The government has failed to comply with an order of this House for the documents related to the Sustainable Development Technology Canada fund. This is not the first time. In the previous Parliament, the government also refused to comply with four orders of the House and its committee for the production of the Winnipeg lab documents, even though the House ordered the documents be handed over in secret, under lock and key, so as to prevent the release of information injurious to national security. Incredibly, in the dying days of the last Parliament, the government had the audacity to take the Speaker of the House to court to try and use statute law to defy our constitutional law. It was only after three years that the government recanted and handed over the documents to the House.
Let us compare the government's treatment of Parliament when it asks for documents with how other governments treat their national legislatures.
In the United Kingdom, in the fall of 2018, the House of Commons ordered the government of then prime minister Theresa May to hand over a solicitor-client privileged document in its unredacted form. This was a legal opinion prepared by United Kingdom's then attorney general Geoffrey Cox. He prepared a legal opinion for cabinet about the validity of the Irish backstop in the Brexit deal. The former prime minister resisted handing over the document to the House, and the House subsequently adopted a motion holding the government in contempt, indicating that it had to hand over the solicitor-client privileged document. The former prime minister then complied with that order and handed over the document forthwith.
Let us do a comparison to what happened south of the border when an individual refused to hand over a document to Congress. Steve Bannon refused to appear in front of a congressional committee and refused to hand over documents to it. He was indicted on one count of refusing to appear in front of a committee and a second count of refusing to hand over documents to a committee, and he served four months in prison for that refusal. That is how important the constitutional order in other democracies treats the right of a national legislature to get documents from the government, individuals or civil society. That is why the founders of Confederation wrote the preamble to the Constitution Act, 1867, and wrote section 18 into that act.

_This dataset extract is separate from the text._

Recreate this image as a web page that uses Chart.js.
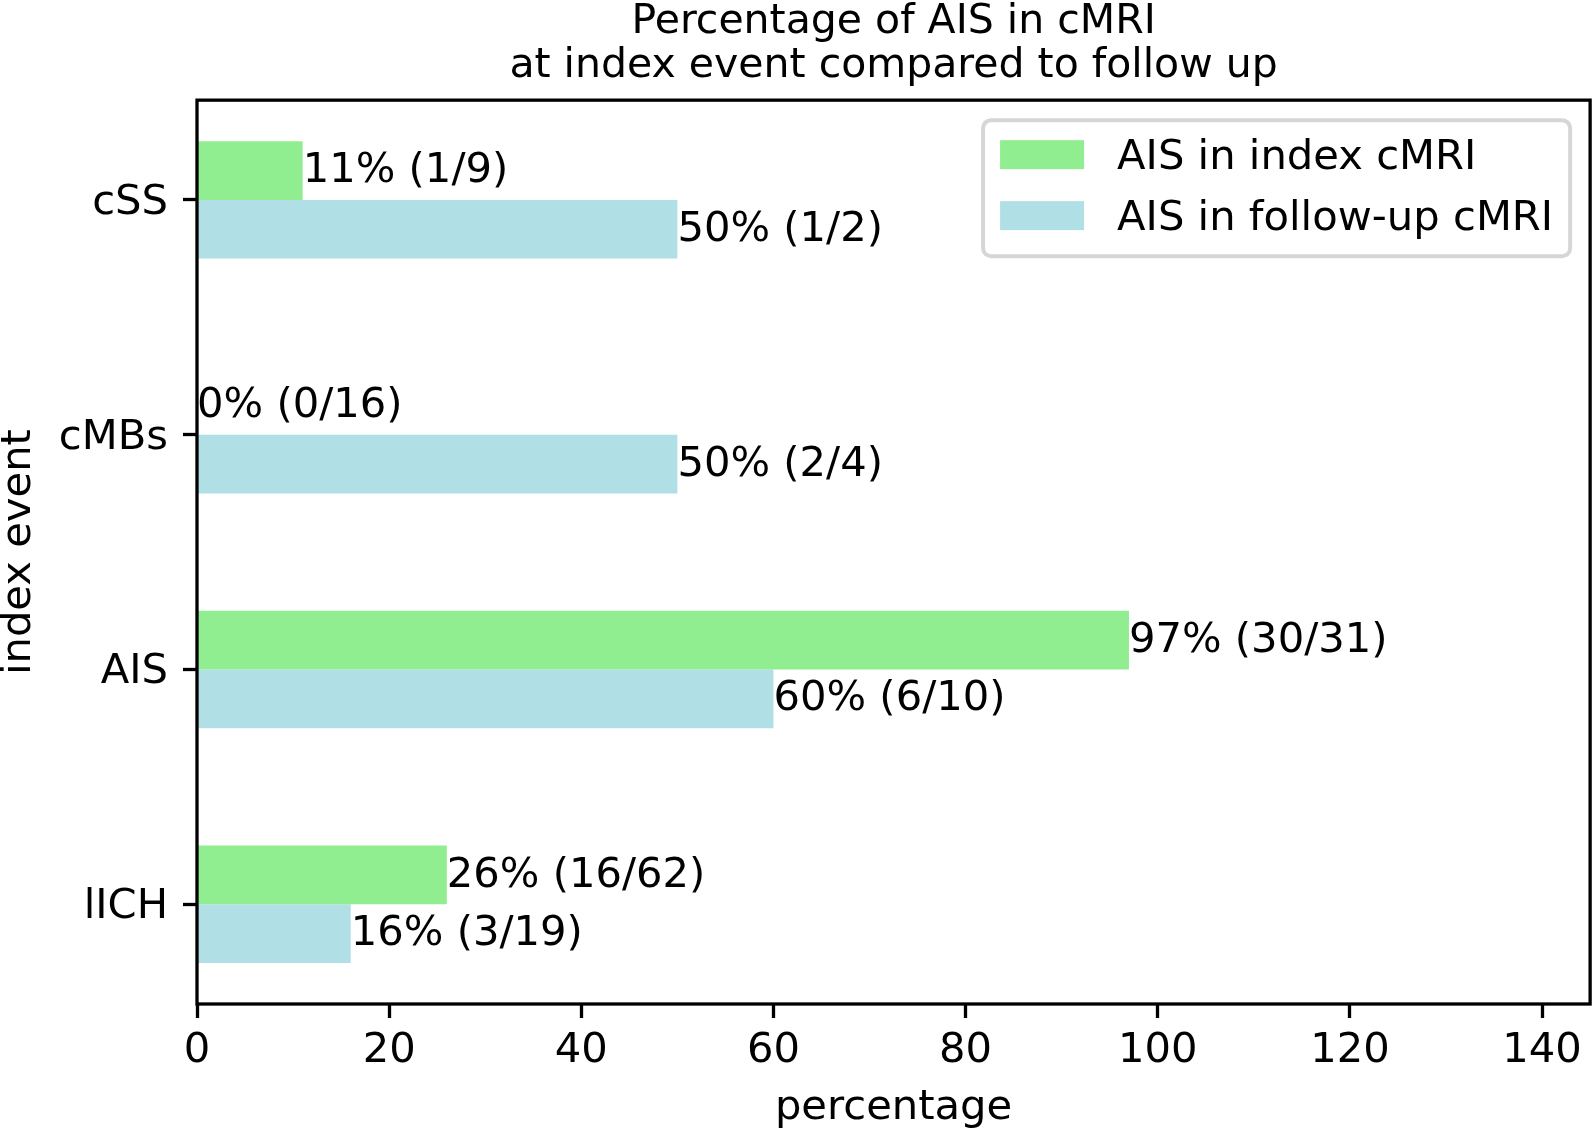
<!DOCTYPE html>
<html><head><meta charset="utf-8">
<script src="https://cdn.jsdelivr.net/npm/chart.js@4.4.1/dist/chart.umd.min.js"></script>
<style>html,body{margin:0;padding:0;background:#fff}canvas{display:block}</style>
</head><body>
<canvas id="c" width="1594" height="1134"></canvas>
<script>
const categories = ['cSS', 'cMBs', 'AIS', 'lICH'];
const indexValues = [11, 0, 97, 26];
const followValues = [50, 50, 60, 16];
const indexLabels = ['11% (1/9)', '0% (0/16)', '97% (30/31)', '26% (16/62)'];
const followLabels = ['50% (1/2)', '50% (2/4)', '60% (6/10)', '16% (3/19)'];
const seriesNames = ['AIS in index cMRI', 'AIS in follow-up cMRI'];
const seriesColors = ['#90EE90', '#B0E0E6'];
const xTicks = [0, 20, 40, 60, 80, 100, 120, 140];
const xRange = [0, 145];
const titleLines = ['Percentage of AIS in cMRI', 'at index event compared to follow up'];
const xTitle = 'percentage';
const yTitle = 'index event';

const FONT = 'DejaVu Sans';
const FS = 41.7;

const frame = {
  id: 'frame',
  afterDatasetsDraw(chart) {
    const a = chart.chartArea, ctx = chart.ctx;
    ctx.save();
    ctx.strokeStyle = '#000';
    ctx.lineWidth = 3.3;
    ctx.strokeRect(a.left, a.top, a.right - a.left, a.bottom - a.top);
    ctx.restore();
  }
};

const barLabels = {
  id: 'barLabels',
  afterDatasetsDraw(chart) {
    const ctx = chart.ctx;
    ctx.save();
    ctx.font = FS + 'px "' + FONT + '"';
    ctx.fillStyle = '#000';
    ctx.textAlign = 'left';
    ctx.textBaseline = 'alphabetic';
    [indexLabels, followLabels].forEach((labels, di) => {
      const meta = chart.getDatasetMeta(di);
      meta.data.forEach((el, i) => {
        ctx.fillText(labels[i], el.x, el.y + 0.28 * FS);
      });
    });
    ctx.restore();
  }
};

const mplLegend = {
  id: 'mplLegend',
  afterDraw(chart) {
    const ctx = chart.ctx, a = chart.chartArea;
    ctx.save();
    ctx.font = FS + 'px "' + FONT + '"';
    const ds = chart.data.datasets;
    const textW = Math.max(...ds.map(d => ctx.measureText(d.label).width));
    const padL = 17, swW = 84, swH = 29, gap = 33, padR = 17, padT = 20, rowStep = 61, padB = 26;
    const w = padL + swW + gap + textW + padR;
    const right = a.right - 20;
    const left = right - w;
    const top = a.top + 20;
    const h = padT + rowStep * (ds.length - 1) + swH + padB;
    const r = 8;
    ctx.beginPath();
    ctx.roundRect(left, top, w, h, r);
    ctx.fillStyle = 'rgba(255,255,255,0.8)';
    ctx.fill();
    ctx.lineWidth = 4;
    ctx.strokeStyle = '#d6d6d6';
    ctx.stroke();
    ds.forEach((d, i) => {
      const sy = top + padT + i * rowStep;
      ctx.fillStyle = d.backgroundColor;
      ctx.fillRect(left + padL, sy, swW, swH);
      ctx.fillStyle = '#000';
      ctx.textAlign = 'left';
      ctx.textBaseline = 'alphabetic';
      ctx.fillText(d.label, left + padL + swW + gap, sy + swH - 0.5);
    });
    ctx.restore();
  }
};

const tickGrid = () => ({
  display: true,
  offset: false,
  drawOnChartArea: false,
  drawTicks: true,
  tickLength: 14,
  tickWidth: 3.3,
  tickColor: '#000'
});

new Chart(document.getElementById('c'), {
  type: 'bar',
  data: {
    datasets: [
      {
        label: seriesNames[0],
        data: indexValues.map((v, i) => ({ x: v, y: i })),
        backgroundColor: seriesColors[0],
        borderWidth: 0
      },
      {
        label: seriesNames[1],
        data: followValues.map((v, i) => ({ x: v, y: i })),
        backgroundColor: seriesColors[1],
        borderWidth: 0
      }
    ]
  },
  options: {
    indexAxis: 'y',
    responsive: false,
    animation: false,
    categoryPercentage: 0.5,
    barPercentage: 1.0,
    layout: { padding: { left: 0, right: 3, top: 0, bottom: 0 } },
    scales: {
      x: {
        type: 'linear',
        position: 'bottom',
        offset: false,
        min: xRange[0],
        max: xRange[1],
        afterBuildTicks(scale) { scale.ticks = xTicks.map(v => ({ value: v })); },
        afterFit(scale) { scale.height = 130; },
        grid: tickGrid(),
        border: { display: false },
        ticks: {
          color: '#000',
          padding: 12,
          maxRotation: 0,
          autoSkip: false,
          font: { family: FONT, size: FS, lineHeight: 1 }
        },
        title: {
          display: true,
          text: xTitle,
          color: '#000',
          padding: { top: 0, bottom: 5 },
          font: { family: FONT, size: FS, lineHeight: 1 }
        }
      },
      y: {
        type: 'linear',
        position: 'left',
        offset: false,
        reverse: true,
        min: -0.425,
        max: categories.length - 1 + 0.425,
        afterBuildTicks(scale) { scale.ticks = categories.map((c, i) => ({ value: i })); },
        afterFit(scale) { scale.width = 197; },
        grid: tickGrid(),
        border: { display: false },
        ticks: {
          color: '#000',
          padding: 15,
          labelOffset: 3,
          autoSkip: false,
          font: { family: FONT, size: FS, lineHeight: 1 },
          callback: (v) => categories[v]
        },
        title: {
          display: true,
          text: yTitle,
          color: '#000',
          padding: { top: 0, bottom: 0 },
          font: { family: FONT, size: FS, lineHeight: 0.9 }
        }
      }
    },
    plugins: {
      legend: { display: false },
      tooltip: { enabled: false },
      title: {
        display: true,
        text: titleLines,
        color: '#000',
        fullSize: false,
        padding: { top: 0, bottom: 12 },
        font: { family: FONT, size: 41, weight: 'normal', lineHeight: 1.075 }
      }
    }
  },
  plugins: [frame, barLabels, mplLegend]
});
</script>
</body></html>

Let us compare the government's treatment of Parliament with that of previous governments.
In 1990 and 1991, during the government of former prime minister Brian Mulroney, the solicitor general refused to provide the Standing Committee on Justice and the Solicitor General with documents, citing privacy issues. The Standing Committee on Privileges and Elections concluded that the Standing Committee on Justice and the Solicitor General had the right to insist on the production of these documents and recommended that the House order the solicitor general to comply with the production order.

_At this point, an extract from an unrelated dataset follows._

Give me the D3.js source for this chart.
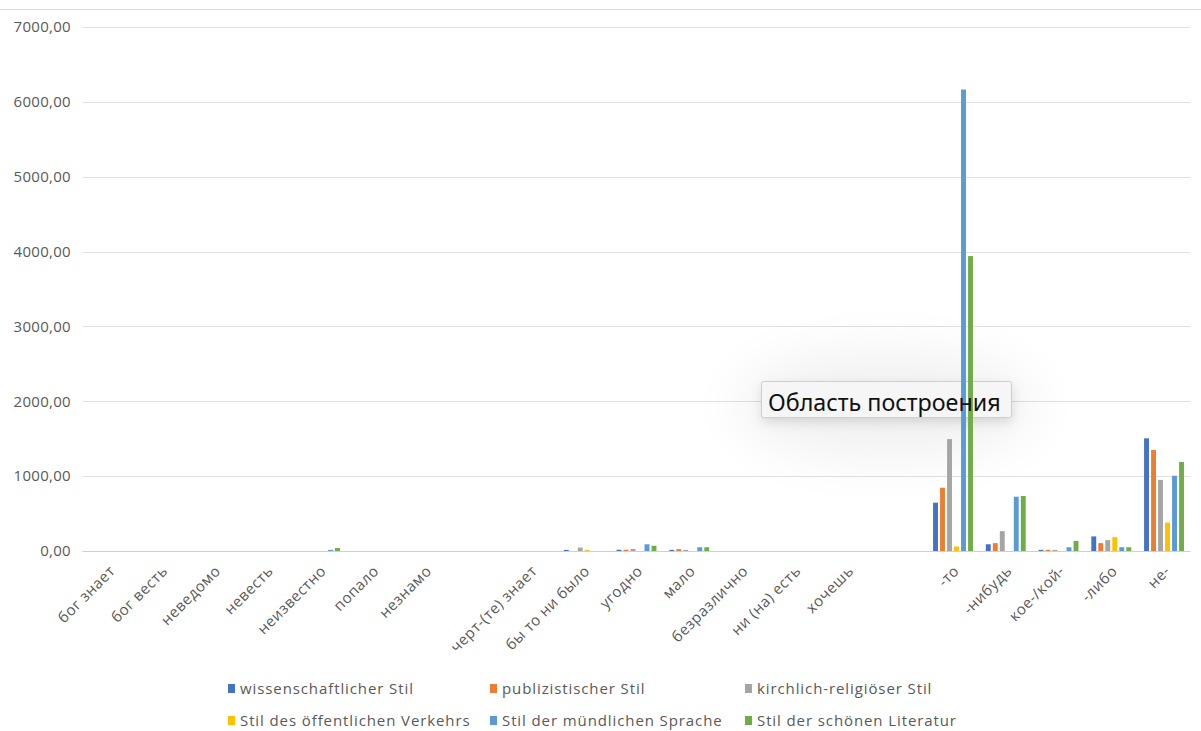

The House subsequently issued a production order that the documents be presented at an in camera meeting of the Standing Committee on Justice and the Solicitor General. The government complied with the order at the next meeting of the committee, and members of the committee examined the unredacted version of the documents.
In 2009, during the government of former prime minister Stephen Harper, the hon. Ujjal Dosanjh moved the following motion, which was adopted by the House:
That, given the undisputed privileges of Parliament under Canada’s constitution, including the absolute power to require the government to produce uncensored documents when requested, and given the reality that the government has violated the rights of Parliament by invoking the Canada Evidence Act to censor documents before producing them, the House urgently requires access to the following documents in their original and uncensored form:
all documents referred to in the affidavit of Richard Colvin, dated October 5, 2009;
all documents within the Department of Foreign Affairs written in response to the documents referred to in the affidavit of Richard Colvin, dated October 5, 2009;
all memoranda for information or memoranda for decision sent to the Minister of Foreign Affairs concerning detainees from December 18, 2005 to the present;
all documents produced pursuant to all orders of the Federal Court in Amnesty International Canada and British Columbia Civil Liberties Association v. Chief of the Defence Staff for the Canadian Forces, Minister of National Defence and Attorney General of Canada;
all documents produced to the Military Police Complaints Commission in the Afghanistan Public Interest Hearings;
all annual human rights reports by the Department of Foreign Affairs on Afghanistan; and
accordingly the House hereby orders that these documents be produced in their original and uncensored form forthwith.
I want to emphasize what the order said: “the House hereby orders that these documents be produced in their original and uncensored form forthwith.” In other words, the documents about the Afghan detainees were to be released to the House and to the public immediately, without redactions, for the entire world to see, including the armed combatants fighting Canadian Forces in Afghanistan. The order required the government to immediately and publicly, without any redactions and without any consideration to the injury that could result in the ongoing Canadian Armed Forces military operations in Afghanistan, release the documents.
Understandably, the Harper government was reluctant to release the information publicly. Speaker Milliken ruled that the House had an unfettered right to these documents, but he also sympathized with the government's concerns about publicly releasing information that could be injurious to ongoing Canadian military operations. Therefore, he encouraged the parties to work together to resolve it. The government did exactly that, and six months later, an ad hoc committee was struck. The government handed over all the documents to that committee in the summer of 2010, without redactions, and the committee began its work.
There are two things to note about the Afghan detainee document order that made it different and distinct from the Winnipeg lab document order. First, there were no measures in the Afghan detainee order to prevent the release of information injurious to national security or to the conduct of Canadian military operations. The order mandated that all the documents be released forthwith, publicly, without redactions. Second, the government understood its obligations to Parliament and worked with the opposition parties to produce the documents to the ad hoc committee in six months.
In comparison, the Sustainable Development Technology Canada fund documents contain no information injurious to national security. The government's explanation for defying an order of the House for those documents is that it could be a violation of charter rights. This argument is weak and thin. One suspects that this is because it was the only argument the government could come up with in response to the order. One suspects that, if the reference to the RCMP was not in the order for the documents, the government would find another flimsy excuse not to hand them over. One suspects that the real reason the government will not hand over the documents is not that it would be injurious to the rule of law or to charter rights but that it would be injurious to the government's political fortunes.
There are several ways to end this debate, but there are only two ways to end it in the right way. One is for the government to hand over the documents, and the other is for Parliament to be dissolved and for the matter to be taken to the Canadian people for their decision at the ballot box.